Saturday, June 14, 2025

Husain Ahmad

 

 بِسْمِ اللّهِ الرَّحْمـَنِ الرَّحِيمِ

 

Here is a poem that Iqbal wrote which caused grief to a lot of the Muslims supportive of Indian National Congress. But it's important to understand it in modern context 




 
حُسین احمد!
عجم ہنوز نداند رموزِ دیں، ورنہ
 

Husain Ahmad!
The non-Arab still does not grasp the secrets of the faith—otherwise...

 
ز دیوبند حُسین احمد! ایں چہ بوالعجبی است
 

That Husain Ahmad of Deoband—what strange absurdity is this!



 
سرود بر سرِ منبر کہ مِلّت از وطن است
 

He proclaimed from the pulpit: “Nationhood comes from the homeland”!



 
چہ بے خبر ز مقامِ محمدِؐ عربی است
 

How unaware he is of the rank of Muhammad the Arab ﷺ!



 
بمصطفیٰؐ برساں خویش را کہ دیں ہمہ اوست
 

Align yourself with Mustafa ﷺ—for the faith is entirely in Him;



 
اگر بہ او نرسیدی، تمام بولہبی است
 

If you do not reach Him, your faith is nothing but Abu Lahab’s.




Maulana Husain Ahmad Madani supported territorial nationalism, proposing that Muslims and Hindus could form one Indian nation (qaum) based on shared land and anti-colonial struggle.

Iqbal rejected this, insisting that Muslim identity and nationhood were based not on geography or ethnicity, but on a shared spiritual and ideological connection to the Prophet Muhammad ﷺ.


“He proclaimed from the pulpit: ‘Nationhood comes from the homeland’”
Iqbal sees this as a departure from Islamic principles, a borrowing of Western nationalist ideology which defines a nation by land, not by belief.
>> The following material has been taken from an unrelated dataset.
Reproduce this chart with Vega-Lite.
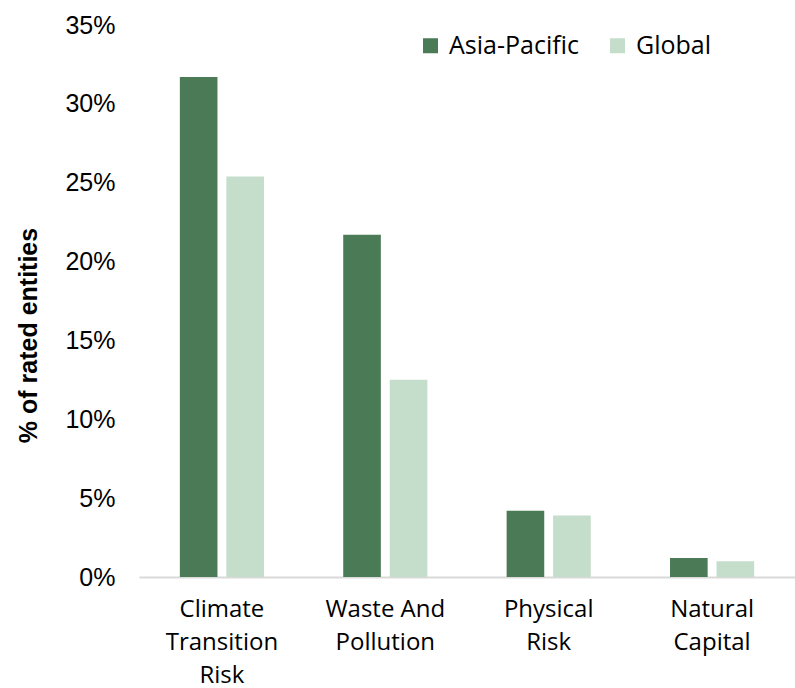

“How unaware he is of the rank of Muhammad the Arab ﷺ!”
Iqbal points out that Madani's framework ignores the prophetic model, which did not rely on bloodline or territory, but on belief and submission to the message.

And here lies Iqbal’s critical point:
 

If nationhood were based on shared homeland or ethnicity, then Abu Lahab—who belonged to the same tribe, same city, and same bloodline as the Prophet ﷺ—would have been part of his nation.
But Islam did not count him as such.
Because faith, not land or lineage, defines the Muslim ummah.



“Align yourself with Mustafa ﷺ—for the faith is entirely in Him”
Iqbal insists that the true bond that forms a nation in Islam is alignment with the Prophet’s message and mission. Any attempt to define nationhood outside of this is hollow.

“If you do not reach Him, your faith is nothing but Abu Lahab’s.”
Iqbal ends sharply: even if one opposes colonialism, waves flags, or speaks of unity—if it is not rooted in prophetic truth, it is spiritually empty, like the religion of Abu Lahab who lived with the Prophet but stood opposed to his truth.